Lani Gerity, DA, ATR
Lani Gerity, D.A., ATR is an art therapist, artist, & puppet maker. She holds a doctorate from NYU in Art Therapy and is an ATR through ATCB. She continues to write, lead workshops, teach and supervise in Canada and in the US.

Laurie Wilson, PhD, ATR-BC, HLM
Laurie Wilson, Ph.D. LPC, ATR-BC HLM is Professor Emerita and Former Director of NYU's Graduate Art Therapy Program. She is currently Clinical Associate Professor of Psychiatry at The Institute for Psychoanalytic Education Affiliated with NYU School of Medicine. She practices in New York City and has published widely in three fields (art therapy, art history and psychoanalysis) including Alberto Giacometti: Myth, Magic and the Man (Yale, 2003) and Louise Nevelson :Light and Shadow (Thames & Hudson, 2016)

Elizabeth Stone, MA, ATR-BC, LP, LCAT
Elizabeth Stone MA, ATR-BC, LP, LCAT is in private practice in Grenoble, France as an art therapist and psychoanalyst, and licensed in New York State. She moved to Europe from New York where she had been on the graduate art therapy faculty of New York University, after receiving her MA there and her psychoanalytic training at the New York School for Psychoanalytic Psychotherapy. She has been involved in the training and supervision of art therapists in Italy, France, Switzerland and the US for over thirty years. As an author on art therapy from a psychoanlytic perspective, she presently teaches psychology in English at the Catholic University of Lyon. She also has served as a past chair of the AATA Ethics Committee.

Martha Haeseler, MA, ATR-BC
Martha Haeseler, ATR-BC, art therapist, educator, and fiber artist, retired director of an outpatient VA psychiatry program, has published and presented widely in the areas of art therapy with adolescents, groups and veterans; eating disorders; psychosis; ethics; trauma; cultural considerations, positive psychology, military culture, healing gardens, and outsider art.

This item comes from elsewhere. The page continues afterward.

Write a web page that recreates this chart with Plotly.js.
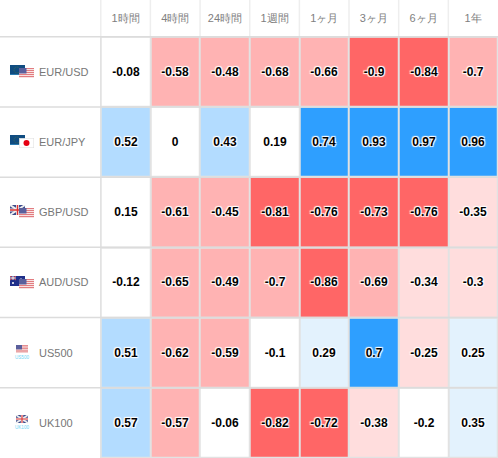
<!DOCTYPE html>
<html><head><meta charset="utf-8">
<script src="https://cdn.plot.ly/plotly-3.0.1.min.js"></script>
<style>html,body{margin:0;padding:0;background:#fff}#c{width:498px;height:458px}</style></head>
<body><div id="c"></div>
<script>
const periods = ['1時間','4時間','24時間','1週間','1ヶ月','3ヶ月','6ヶ月','1年'];
const instruments = ['EUR/USD','EUR/JPY','GBP/USD','AUD/USD','US500','UK100'];
const eurUsd = [-0.08,-0.58,-0.48,-0.68,-0.66,-0.9,-0.84,-0.7];
const eurJpy = [0.52,0,0.43,0.19,0.74,0.93,0.97,0.96];
const gbpUsd = [0.15,-0.61,-0.45,-0.81,-0.76,-0.73,-0.76,-0.35];
const audUsd = [-0.12,-0.65,-0.49,-0.7,-0.86,-0.69,-0.34,-0.3];
const us500 = [0.51,-0.62,-0.59,-0.1,0.29,0.7,-0.25,0.25];
const uk100 = [0.57,-0.57,-0.06,-0.82,-0.72,-0.38,-0.2,0.35];
const values = [eurUsd,eurJpy,gbpUsd,audUsd,us500,uk100];

const breaks = [-1,-0.705,-0.395,-0.245,0.245,0.395,0.695,1];
const bandColors = ['#ff6666','#ffb3b3','#ffdddd','#ffffff','#e3f2fd','#b3dcff','#2e9fff'];
const colorscale = [];
bandColors.forEach((c,i)=>{colorscale.push([(breaks[i]+1)/2,c]);colorscale.push([(breaks[i+1]+1)/2,c]);});

const svg = s => 'data:image/svg+xml;utf8,'+encodeURIComponent(s);
const eu = "<rect width='15' height='10' fill='#0f4c81'/><rect y='9' width='15' height='1' fill='#2a7ab0'/><circle cx='7' cy='5' r='3' fill='none' stroke='#5c7a3a' stroke-width='.6' stroke-dasharray='1 1'/>";
const usa = "<rect width='15' height='10' fill='#f8e2e2'/><g fill='#e27c80'><rect y='0' width='15' height='1'/><rect y='2' width='15' height='1'/><rect y='4' width='15' height='1'/><rect y='6' width='15' height='1'/><rect y='8' width='15' height='1'/></g><rect width='7.5' height='5.5' fill='#5a5f9c'/>";
const uk = "<rect width='15' height='10' fill='#3b4a8c'/><path d='M0 0L15 10M15 0L0 10' stroke='#eee' stroke-width='2'/><path d='M7.5 0V10M0 5H15' stroke='#eee' stroke-width='3'/><path d='M7.5 0V10M0 5H15' stroke='#d33' stroke-width='1.4'/>";
const au = "<rect width='15' height='10' fill='#1f2f8a'/><path d='M0 0L6 4M6 0L0 4' stroke='#e55' stroke-width='1'/><path d='M3 0V4M0 2H6' stroke='#eee' stroke-width='1'/><circle cx='3' cy='7' r='1' fill='#fff'/><circle cx='11' cy='3' r='.7' fill='#fff'/><circle cx='11' cy='7' r='.7' fill='#fff'/>";
const jp = "<rect x='.25' y='.25' width='14.5' height='9.5' fill='#fff' stroke='#ddd' stroke-width='.5'/><circle cx='7.5' cy='5' r='3' fill='#e60012'/>";
const pair = (a,b)=>svg("<svg xmlns='http://www.w3.org/2000/svg' width='24' height='13' viewBox='0 0 24 13'><g>"+a+"</g><g transform='translate(9,3)'>"+b+"</g></svg>");
const idx = (a,t)=>svg("<svg xmlns='http://www.w3.org/2000/svg' width='16' height='16' viewBox='0 0 16 16'><g transform='translate(2,0) scale(.8)'>"+a+"</g><text x='8' y='14' font-size='4.6' font-family='Liberation Sans' text-anchor='middle' fill='#6fd4f5'>"+t+"</text></svg>");
const flags = [pair(eu,usa),pair(eu,jp),pair(uk,usa),pair(au,usa),idx(usa,'US500'),idx(uk,'UK100')];
const flagW = [24,24,24,24,16,16];
const flagH = [13,13,13,13,16,16];
const flagX = [10,10,10,10,14,14];
const flagY = [65,135,205,276,345,415];

const W=498,H=458;
const images = flags.map((f,i)=>({source:f,xref:'paper',yref:'paper',layer:'above',
  x:(flagX[i]-100)/398,y:1-(flagY[i]-36)/422,sizex:flagW[i]/398,sizey:flagH[i]/422,xanchor:'left',yanchor:'top',sizing:'stretch'}));
const annotations = instruments.map((t,i)=>({text:t,xref:'paper',yref:'y',x:-63/398,y:i,xanchor:'left',yanchor:'middle',showarrow:false,
  font:{family:'Liberation Sans, Arial, sans-serif',size:11,color:'#777'}}));
const rowLine = i=>({type:'line',xref:'paper',yref:'y',x0:-100/398,x1:1,y0:i-0.5,y1:i-0.5,line:{color:'#dcdcdc',width:1.5},layer:'above'});
const shapes = [];
for(let i=0;i<instruments.length;i++) shapes.push(rowLine(i));
periods.forEach((p,i)=>shapes.push({type:'line',xref:'x',yref:'paper',x0:i-0.5,x1:i-0.5,y0:1,y1:1+36/422,line:{color:'#eeeeee',width:1.5}}));

Plotly.newPlot('c',[{type:'heatmap',x:periods,y:instruments.map((_,i)=>i),z:values,
  text:values.map(r=>r.map(String)),texttemplate:'%{text}',
  textfont:{family:'Liberation Sans, Arial, sans-serif',size:12,color:'#000',weight:700,shadow:'1px 1px 1px #fff, -1px -1px 1px #fff, 1px -1px 1px #fff, -1px 1px 1px #fff'},
  colorscale:colorscale,zmin:-1,zmax:1,showscale:false,xgap:2,ygap:2,hoverinfo:'skip'}],
 {width:W,height:H,margin:{l:100,r:0,t:36,b:0,pad:0},paper_bgcolor:'#fff',plot_bgcolor:'#e2e2e2',
  font:{family:'Liberation Sans, Arial, sans-serif'},
  xaxis:{type:'category',side:'top',tickfont:{size:11,color:'#808080'},ticks:'',showgrid:false,zeroline:false,showline:false,fixedrange:true,ticklabelstandoff:11},
  yaxis:{autorange:'reversed',showticklabels:false,ticks:'',showgrid:false,zeroline:false,showline:false,fixedrange:true},
  images:images,annotations:annotations,shapes:shapes,showlegend:false},
 {displayModeBar:false,staticPlot:true});
</script></body></html>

Michael Franklin, PhD, ATR-BC
Michael A. Franklin, PhD, ATR-BC, is Chair of the Transpersonal Art Therapy program and founder of the Naropa Community Art Studio at Naropa University in Boulder Colorado. Prior to Naropa, he practiced as a clinician and directed the art therapy programs at the College of St. Teresa and Bowling Green State University. Michael is an international lecturer and has published numerous articles on various subjects including aesthetics, self-esteem, AIDs iconography, interpretive strategies, empathic methods, community-based socially engaged art therapy, Transpersonal art therapy, and contemplative approaches to clinical practice. His recent book, Art as Contemplative Practice: Expressive Pathways to the SELF, integrates his research interests in the areas of art therapy, social engagement, yoga philosophy, and meditation.


The panelists, who knew Edith Kramer, will share informal life stories that have inspired us. We hope that they will bring out what is best in all of us and help us to find our gravitas and backbone, our resilience, our contemplative stillness and generosity, for present and future generations.